IQIM Postdoctoral and Graduate Student Seminar
Abstract: Superconductors can be classified into two distinctive groups, with either spin-singlet or spin-triple pairing. Almost all superconductors, including the high Tc cuprates as well as the recently discovered pnictides and chalcogenides, have singlet pairing, and triplet-paired materials have been extremely difficult to find.
Strontium ruthenate (Sr2RuO4) is one of the few prime candidates for a triplet-pairing superconductor, but despite a large theoretical and experimental effort an unambiguous determination of the detailed structure of the order parameter (spatial and spin part) in this material has proved elusive. Multiple experimental and theoretical studies have provides compelling support for triplet pairing and an odd-parity, p-wave order parameter symmetry. At the same time, seemingly contradictory experimental results have left important open questions concerning the detailed structure and coupling of the orbital and spin parts of the order parameter. One example of this predicament is conflicting evidence as to whether the p-wave order parameter is chiral.

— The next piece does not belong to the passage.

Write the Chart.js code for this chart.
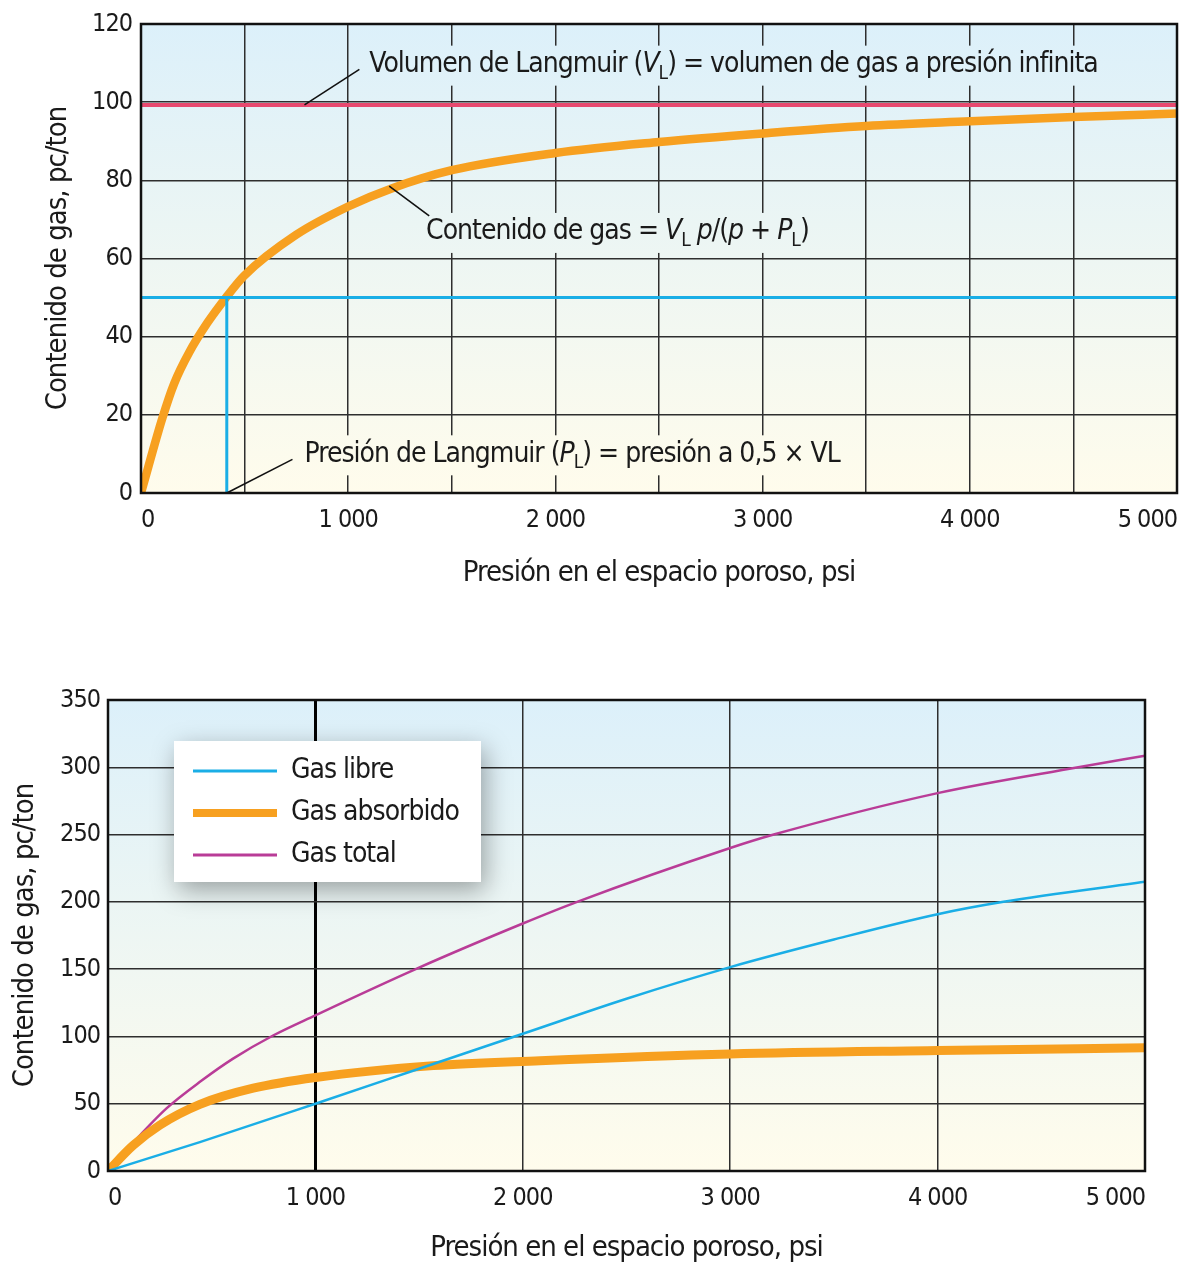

Here we present the results of small-angle neutron scattering studies of the vortex lattice in Sr2RuO4 with the field applied close to the crystalline basal plane. Taking advantage of the transverse magnetization in this highly anisotropic superconductor, it was possible to measure the vortex lattice anisotropy as a function of the field angle. From the measurements we were able to determine the intrinsic superconducting anisotropy between the c-axis and the Ru-O basal planes (~60), which greatly exceeds the upper critical field anisotropy (~20). This imposes significant constraints on possible models of triplet pairing in Sr2RuO4 and raises questions concerning the direction of the zero spin projection axis.